Dès le lendemain de la notification de son assignation, il se rend au commissariat de Blagnac pour prouver sa bonne foi. Aux policiers, il dévoile un énorme tatouage sur son bras droit représentant une grande main tenant un chapelet. « Je suis catholique pratiquant. Le tatouage, je l’ai depuis environ quatre mois. Je suis même allé à Lourdes avec mes enfants il y a trois semaines. J’adore visiter les églises et j’y vais souvent avec les gamins pour leur montrer. »
Finalement auditionné le 24 novembre, il passe seulement une demi-heure au commissariat. « Je ne sais pas qui c’était, il y avait juste deux policiers, se souvient-il. Mais ils ont de suite avoué qu’il s’agissait d’une erreur, d’une méprise. »
La machine administrative ne s’arrêté pas pour autant, et malgré les démarches de son avocat, Me Yves de Courrèges d’Agnos, Mickaël redoute plus que tout la prolongation de l’état d’urgence. Une première requête a été rejetée par le juge des référés du tribunal administratif, le 1er décembre. Il ne s’agit pas d’une ordonnance sur le fond, mais seulement sur l’urgence. Son avocat a engagé en fin de semaine un pourvoi au Conseil d’Etat. « On s’aperçoit que les décisions sont prises directement de Paris et je constate surtout des dérives insensées depuis la mise en place de l’état d’urgence », glisse Me de Courrèges d’Agnos.
Entre temps, Mickaël a appris qu’il faisait l’objet d’une fiche « S » depuis juin 2015. Il serait « une personne dangereuse, faisant du prosélytisme religieux avec un groupe d’islamistes radicaux, à Blagnac ». Ce groupe, Forsane Alizza, a pourtant été dissout en 2012 et ses membres sont en prison - le procès a eu lieu en juillet.

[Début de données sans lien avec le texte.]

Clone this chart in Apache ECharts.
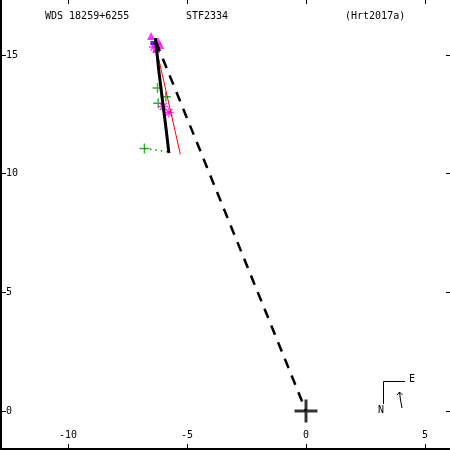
<!DOCTYPE html>
<html><head><meta charset="utf-8">
<script src="https://cdn.jsdelivr.net/npm/echarts@6/dist/echarts.min.js"></script>
<style>html,body{margin:0;padding:0;background:#fff}#c{width:450px;height:450px}</style>
</head><body><div id="c"></div>
<script>
// Tick labels
const xTicks = [-10, -5, 0, 5];
const yTicks = [0, 5, 10, 15];
// Texts
const titleTexts = ['WDS 18259+6255', 'STF2334', '(Hrt2017a)'];
// Orbit arc (solid black)
const orbit = [[-6.33, 15.72], [-6.18, 14.3], [-6.02, 13.0], [-5.88, 11.9], [-5.76, 10.87]];
// Line of nodes (dashed)
const nodeLine = [[-6.30, 15.55], [0, 0]];
// Red line
const redLine = [[-6.32, 15.42], [-5.28, 10.82]];
// Green micrometric measures
const greenPlus = [[-6.24, 13.61], [-5.89, 13.24], [-6.21, 12.97], [-6.79, 11.06]];
const greenOC = [[-6.79, 11.06], [-5.80, 10.93]];
// Magenta speckle measures
const magentaStars = [[-6.0, 12.83], [-5.76, 12.58], [-6.39, 15.34]];
const magentaTriangles = [[-6.51, 15.80], [-6.22, 15.59], [-6.13, 15.42], [-6.30, 15.26]];
// Blue (Hipparcos)
const blueSquares = [[-6.45, 15.51]];
// Primary
const origin = [[0, 0]];

const FONT = '"DejaVu Sans Mono", monospace';
const thinPlus = 'path://M0,4.3 H10 V5.7 H0 Z M4.3,0 H5.7 V10 H4.3 Z';
const thickPlus = 'path://M0,9.6 H22 V12.4 H0 Z M9.6,0 H12.4 V22 H9.6 Z';
const GREEN = '#009a00';

const chart = echarts.init(document.getElementById('c'), null, {renderer: 'canvas'});
const lineS = (data, color, width, type, z) => ({
  type: 'line', data, showSymbol: false, symbol: 'none', silent: true, z: z || 2,
  lineStyle: {color, width, type: type || 'solid'}, animation: false
});
chart.setOption({
  animation: false,
  grid: {left: 1, top: 0, width: 449, height: 449},
  xAxis: [
    {type: 'value', position: 'bottom', min: -12.815, max: 6.05,
     axisLine: {show: true, onZero: false, lineStyle: {color: '#000', width: 2}},
     axisTick: {show: true, inside: true, length: 5, customValues: xTicks, lineStyle: {color: '#000', width: 1}},
     axisLabel: {show: true, inside: true, margin: 9, customValues: xTicks, color: '#000', fontFamily: FONT, fontSize: 10},
     splitLine: {show: false}},
    {type: 'value', position: 'top', min: -12.815, max: 6.05,
     axisLine: {show: false, onZero: false},
     axisTick: {show: true, inside: true, length: 4, customValues: xTicks, lineStyle: {color: '#000', width: 1}},
     axisLabel: {show: false}, splitLine: {show: false}}
  ],
  yAxis: [
    {type: 'value', position: 'left', min: -1.601, max: 17.32,
     axisLine: {show: true, onZero: false, lineStyle: {color: '#000', width: 2}},
     axisTick: {show: true, inside: true, length: 5, customValues: yTicks, lineStyle: {color: '#000', width: 1}},
     axisLabel: {show: true, inside: true, margin: 5, customValues: yTicks, color: '#000', fontFamily: FONT, fontSize: 10},
     splitLine: {show: false}},
    {type: 'value', position: 'right', min: -1.601, max: 17.32,
     axisLine: {show: false, onZero: false},
     axisTick: {show: true, inside: true, length: 4, customValues: yTicks, lineStyle: {color: '#000', width: 1}},
     axisLabel: {show: false}, splitLine: {show: false}}
  ],
  series: [
    lineS(greenOC, GREEN, 1.5, [1.5, 4], 1),
    {type: 'scatter', data: greenPlus, symbol: thinPlus, symbolSize: 10, itemStyle: {color: GREEN}, z: 2, silent: true},
    {type: 'scatter', data: magentaTriangles, symbol: 'triangle', symbolSize: 8, itemStyle: {color: '#ff00ff'}, z: 2, silent: true},
    {type: 'scatter', data: magentaStars, symbol: thinPlus, symbolSize: 10, itemStyle: {color: '#ff00ff'}, z: 2, silent: true},
    {type: 'scatter', data: magentaStars, symbol: thinPlus, symbolSize: 10, symbolRotate: 45, itemStyle: {color: '#ff00ff'}, z: 2, silent: true},
    {type: 'scatter', data: blueSquares, symbol: 'rect', symbolSize: 4, itemStyle: {color: '#0000ff'}, z: 3, silent: true},
    lineS(redLine, '#ff0000', 1, 'solid', 3),
    lineS(nodeLine, '#000', 2.5, [10, 8], 4),
    lineS(orbit, '#000', 3, 'solid', 5),
    {type: 'scatter', data: origin, symbol: thickPlus, symbolSize: 23, itemStyle: {color: '#000'}, z: 6, silent: true}
  ],
  graphic: [
    {type: 'text', left: 45, top: 11, style: {text: titleTexts[0], font: '10px ' + FONT, fill: '#000'}},
    {type: 'text', left: 186, top: 11, style: {text: titleTexts[1], font: '10px ' + FONT, fill: '#000'}},
    {type: 'text', left: 345, top: 11, style: {text: titleTexts[2], font: '10px ' + FONT, fill: '#000'}},
    {type: 'polyline', shape: {points: [[383.5, 404], [383.5, 381.5], [405, 381.5]]}, style: {stroke: '#000', lineWidth: 1, fill: null}},
    {type: 'text', left: 378, top: 405, style: {text: 'N', font: '10px ' + FONT, fill: '#000'}},
    {type: 'text', left: 409, top: 374, style: {text: 'E', font: '10px ' + FONT, fill: '#000'}},
    {type: 'polyline', shape: {points: [[402, 408], [400.5, 400], [399.5, 392]]}, style: {stroke: '#000', lineWidth: 1, fill: null}},
    {type: 'polyline', shape: {points: [[397, 395], [399.5, 392], [402.5, 395]]}, style: {stroke: '#000', lineWidth: 1, fill: null}}
  ]
});
</script></body></html>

« La DGSI nous envoie des dossiers comme on les jette à la poubelle »
En attendant, Mickaël, qui travaille principalement pendant la saison estivale, touche juste son RSA, et vient de mettre sa voiture en vente : « J’ai perdu 5 kg, je dors mal et surtout je m’inquiète pour les fêtes de Noël. Je ne vais pas pouvoir les passer en famille, alors que c’est très important pour nous. »
Ce matin du 4 décembre, alors que nous quittons le commissariat avec lui, nous croisons par hasard dans la rue un officier de police judiciaire qui connaît Mickaël.
"Comment ça va M. L. ?
– Très mal, heureusement que vous avez été sympa avec moi, mais la justice ne veut rien entendre.« Gêné, le policier lui répond : »C’est le bordel entre les services. La DGSI nous envoie des dossiers comme on les jette à la poubelle. Je comprends votre désarroi.« En Haute-Garonne, depuis le 15 novembre et jusqu’au mardi 1er décembre, quarante-cinq perquisitions administratives avaient été menées, soit trois par jour, donnant lieu à douze gardes à vue, et quatre assignations à résidence ont été prononcées, selon les chiffres de la préfecture, qui se refuse à commenter »tout cas particulier".